Le pregunto a Sen Phon quiénes eran los asesinos y me responde “eran gente muy normal como tú y yo, pensaban que si ellos no mataban primero, alguien les iba a matar. Pero básicamente era gente perfectamente normal. Tal vez la característica que puedo resaltar en los soldados más fanáticos es que eran muy jóvenes, incluso niños – y los niños son los más crueles de todos porque no pueden ponerse en el lugar del otro, pensar en el sufrimiento del otro-. Ellos pensaban que todo abuso estaba justificado porque finalmente se iba a construir una sociedad justa”.
Sen Phon, con su pelo blanco y desordenado, sentado en cuclillas, me mira y suelta una carcajada sonora. “Es que luego de pasar todo un día contigo me he dado cuenta de que aunque no entiendo nada de lo que tú dices, ni tú, lo que yo digo” -traduce mi amigo Peter- “tú y yo nos reímos en el mismo idioma”. Otra carcajada deliciosa, “¿!ves lo bien que me río en español?¡”, “me río con bendito abandono” .
“¿Y ves lo bien que me río yo en Khmer?” le digo agradecido, profundamente agradecido.

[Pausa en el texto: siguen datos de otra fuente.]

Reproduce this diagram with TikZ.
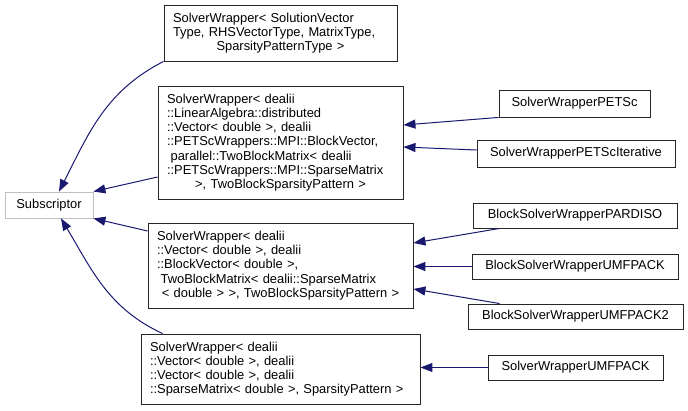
\documentclass[tikz,border=0pt]{standalone}
\usepackage{fontspec}
\setmainfont{Liberation Sans}
\usetikzlibrary{arrows.meta}
\definecolor{edgeblue}{HTML}{191970}
\definecolor{basegray}{HTML}{BFBFBF}

\tikzset{
  cls/.style={draw=black!85, fill=white, line width=0.9pt,
    font=\fontsize{12.9}{14.2}\selectfont, inner xsep=9pt, inner ysep=3pt,
    align=left},
  leaf/.style={draw=black!85, fill=white, line width=0.9pt,
    font=\fontsize{12.9}{14.2}\selectfont, inner sep=0pt, minimum height=25pt},
  basecls/.style={leaf, draw=basegray},
  inh/.style={edgeblue, line width=1pt,
    -{Triangle[length=12pt,width=9pt]}}
}

\begin{document}
\begin{tikzpicture}[x=1pt,y=1pt]
  \useasboundingbox (0,0) rectangle (688,410);

  % base class
  \node[basecls, minimum width=88pt, minimum height=26pt] (sub) at (49,205) {Subscriptor};

  % solver wrappers
  \node[cls, text width=215pt, minimum height=56pt] (sw1) at (280.5,377)
    {SolverWrapper< SolutionVector\\Type, RHSVectorType, MatrixType,\\
     \makebox[\hsize]{SparsityPatternType >}};
  \node[cls, text width=227pt, minimum height=113pt] (sw2) at (280.5,267.5)
    {SolverWrapper< dealii\\::LinearAlgebra::distributed\\
     ::Vector< double >, dealii\\::PETScWrappers::MPI::BlockVector,\\
     \hspace*{0.28em}parallel::TwoBlockMatrix< dealii\\
     ::PETScWrappers::MPI::SparseMatrix\\
     \makebox[\hsize]{>, TwoBlockSparsityPattern >}};
  \node[cls, text width=247pt, minimum height=85pt] (sw3) at (280.5,144.5)
    {SolverWrapper< dealii\\::Vector< double >, dealii\\
     ::BlockVector< double >,\\
     \hspace*{0.28em}TwoBlockMatrix< dealii::SparseMatrix\\
     \makebox[\hsize]{< double > >, TwoBlockSparsityPattern >}};
  \node[cls, text width=261pt, minimum height=70pt] (sw4) at (280.5,41)
    {SolverWrapper< dealii\\::Vector< double >, dealii\\
     ::Vector< double >, dealii\\
     ::SparseMatrix< double >, SparsityPattern >};

  % derived classes
  \node[leaf, minimum width=151pt, minimum height=27pt] (petsc) at (574.5,306.5) {SolverWrapperPETSc};
  \node[leaf, minimum width=198pt, minimum height=27pt] (petscit) at (576,256.5) {SolverWrapperPETScIterative};
  \node[leaf, minimum width=204pt] (pardiso) at (575,194.5) {BlockSolverWrapperPARDISO};
  \node[leaf, minimum width=206pt] (umf) at (575,143.5) {BlockSolverWrapperUMFPACK};
  \node[leaf, minimum width=215pt] (umftwo) at (575.5,93.5) {BlockSolverWrapperUMFPACK2};
  \node[leaf, minimum width=175pt] (swumf) at (575.5,42.5) {SolverWrapperUMFPACK};

  % inheritance
  \draw[inh] (petsc.south west) -- ([yshift=17.5pt]sw2.east);
  \draw[inh] ([yshift=3.5pt]petscit.west) -- ([yshift=-4.5pt]sw2.east);
  \draw[inh] ([xshift=27pt]pardiso.south west) -- ([yshift=22.5pt]sw3.east);
  \draw[inh] (umf.west) -- (umf.west -| sw3.east);
  \draw[inh] ([xshift=32pt]umftwo.north west) -- ([yshift=-23.5pt]sw3.east);
  \draw[inh] (swumf.west) -- (swumf.west -| sw4.east);

  \draw[inh] (sw1.south west) to[out=207,in=63] ([xshift=10pt]sub.north);
  \draw[inh] ([yshift=-34.5pt]sw2.west) -- (sub.north east);
  \draw[inh] ([yshift=34.5pt]sw3.west) -- (sub.south east);
  \draw[inh] ([xshift=22pt]sw4.north west) to[out=155,in=-59] ([xshift=12pt]sub.south);
\end{tikzpicture}
\end{document}
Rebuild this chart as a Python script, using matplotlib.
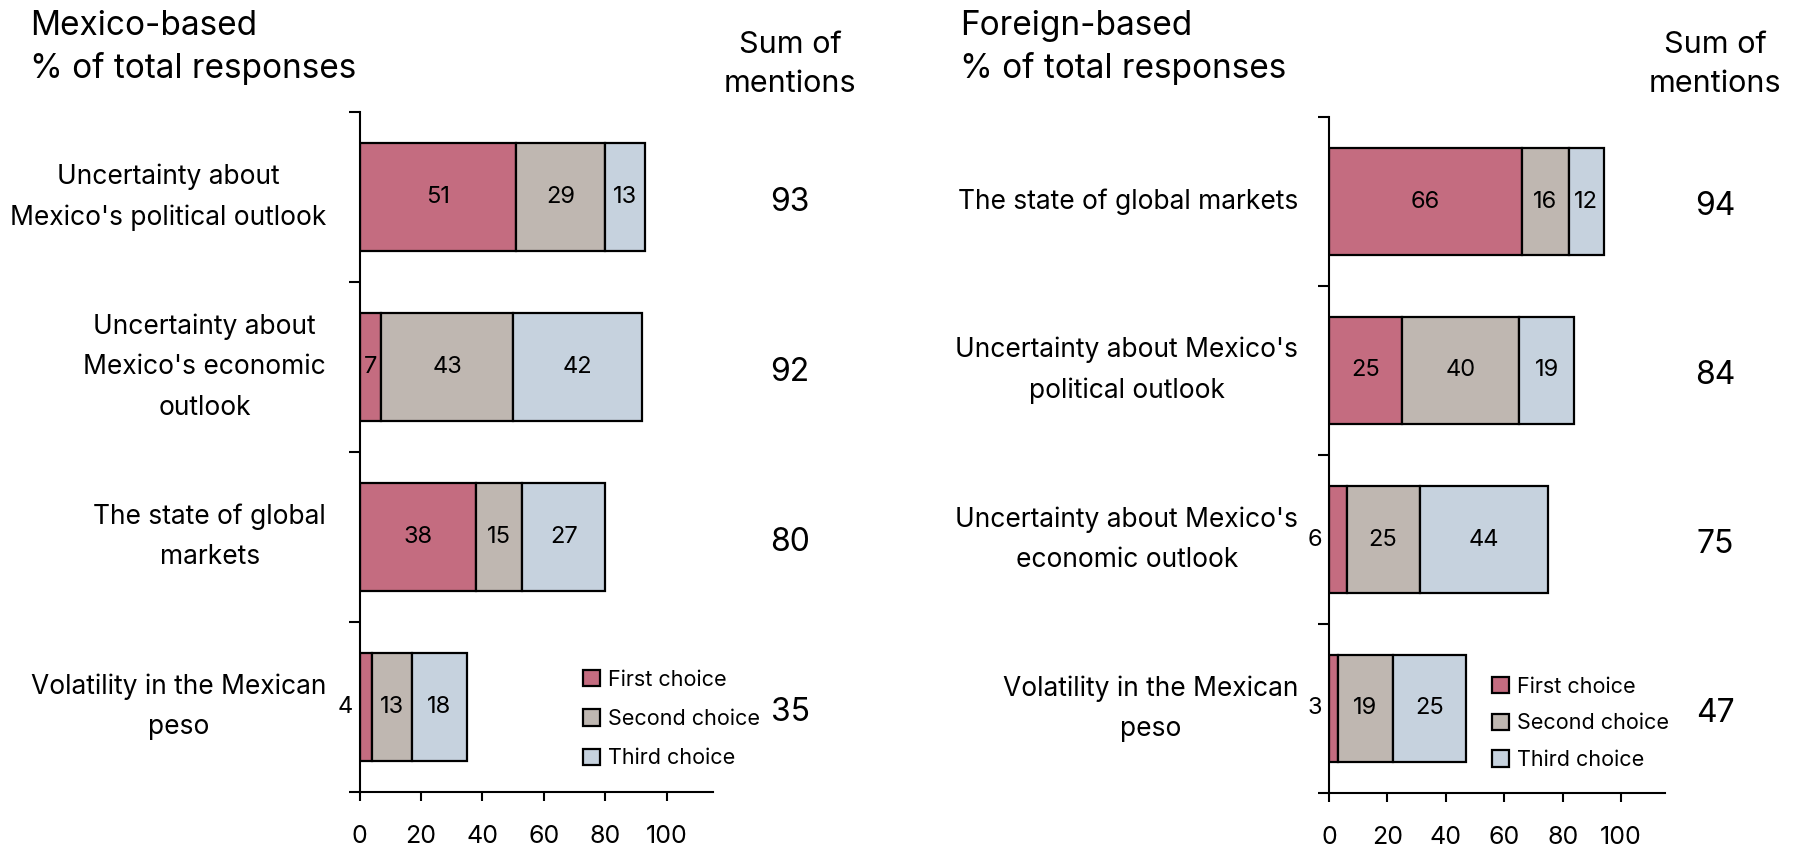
import numpy as np
import matplotlib.pyplot as plt
from matplotlib.patches import Patch
import matplotlib.transforms as mtransforms

plt.rcParams['font.family'] = ['Inter', 'DejaVu Sans']

# Mexico-based respondents
mx_labels = ["Uncertainty about\nMexico's political outlook",
             "Uncertainty about\nMexico's economic\noutlook",
             "The state of global\nmarkets",
             "Volatility in the Mexican\npeso"]
mx_first = [51, 7, 38, 4]
mx_second = [29, 43, 15, 13]
mx_third = [13, 42, 27, 18]
mx_sum = [93, 92, 80, 35]

# Foreign-based respondents
fr_labels = ["The state of global markets",
             "Uncertainty about Mexico's\npolitical outlook",
             "Uncertainty about Mexico's\neconomic outlook",
             "Volatility in the Mexican\npeso"]
fr_first = [66, 25, 6, 3]
fr_second = [16, 40, 25, 19]
fr_third = [12, 19, 44, 25]
fr_sum = [94, 84, 75, 47]

series_names = ["First choice", "Second choice", "Third choice"]
colors = ["#C46C80", "#BFB7B1", "#C6D2DE"]
xticks = [0, 20, 40, 60, 80, 100]

W, H = 1796, 848
fig = plt.figure(figsize=(W / 100, H / 100), dpi=100)


def panel(rect, title, title_x, labels, first, second, third, sums, sum_x,
          leg_xy, leg_spacing, label_pad):
    ax = fig.add_axes(rect)
    n = len(labels)
    y = np.arange(n)
    left = np.zeros(n)
    for vals, c in zip([first, second, third], colors):
        vals = np.array(vals)
        bars = ax.barh(y, vals, left=left, height=0.635, color=c,
                       edgecolor='black', linewidth=1.6)
        for b, v in zip(bars, vals):
            cy = b.get_y() + b.get_height() / 2
            if v < 7:
                # too thin for a label inside, put it left of the axis
                ax.annotate(str(v), (0, cy), xytext=(-5, 0), textcoords='offset points',
                            ha='right', va='center', fontsize=17)
            else:
                ax.text(b.get_x() + b.get_width() / 2, cy, str(v),
                        ha='center', va='center', fontsize=17)
        left = left + vals

    ax.set_xlim(0, 115)
    ax.set_ylim(n - 0.5, -0.5)
    ax.set_xticks(xticks)
    ax.set_xticklabels([str(t) for t in xticks], fontsize=18)
    ax.set_yticks(np.arange(n + 1) - 0.5)
    ax.set_yticklabels([])
    ax.set_yticks(y, minor=True)
    ax.set_yticklabels(labels, minor=True, fontsize=19)
    for t in ax.get_yticklabels(minor=True):
        t.set_multialignment('center')
        t.set_linespacing(1.72)
        t.set_verticalalignment('center')
    ax.tick_params(axis='y', which='major', length=8, width=1.5)
    ax.tick_params(axis='y', which='minor', length=0, pad=label_pad + 8)
    ax.tick_params(axis='x', length=6.5, width=1.5, pad=17)
    for s in ['top', 'right']:
        ax.spines[s].set_visible(False)
    for s in ['left', 'bottom']:
        ax.spines[s].set_linewidth(1.5)

    trans = mtransforms.blended_transform_factory(ax.transAxes, ax.transData)
    for yi, s in zip(y, sums):
        ax.text(sum_x, yi + 0.03, str(s), transform=trans, ha='center', va='center',
                fontsize=23)
    head_trans = mtransforms.blended_transform_factory(ax.transAxes, fig.transFigure)
    ax.text(sum_x, 0.884, "Sum of\nmentions", transform=head_trans, ha='center',
            va='bottom', fontsize=22, linespacing=1.53)

    fig.text(title_x / W, 1 - 10 / H, title, ha='left', va='top', fontsize=24,
             linespacing=1.4)

    handles = [Patch(facecolor=c, edgecolor='black', linewidth=1.6) for c in colors]
    ax.legend(handles, series_names, loc='upper left', bbox_to_anchor=leg_xy,
              frameon=False, fontsize=15.5, handlelength=0.8, handleheight=0.8,
              handletextpad=0.35, labelspacing=leg_spacing, borderpad=0, borderaxespad=0)
    return ax


panel([359.5 / W, 56 / H, 353.5 / W, 680 / H], "Mexico-based\n% of total responses", 30,
      mx_labels, mx_first, mx_second, mx_third, mx_sum, 1.218, (0.632, 0.18), 0.9, 16)
panel([1329 / W, 55 / H, 336 / W, 676 / H], "Foreign-based\n% of total responses", 960,
      fr_labels, fr_first, fr_second, fr_third, fr_sum, 1.149, (0.485, 0.172), 0.77, 14)

fig.savefig("out.png", dpi=100)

¡Qué horrores se han cometido en nombre de la justicia, de la religión, de la paz! El camino es tan importante como el fin. Cuánta falta nos hace sonreír, dialogar, compartir. El camino a la paz se construye con actos mínimos y concretos de buena voluntad. ¿Cuántos pájaros pardos necesitaremos dejar en libertad para recuperar la bondad?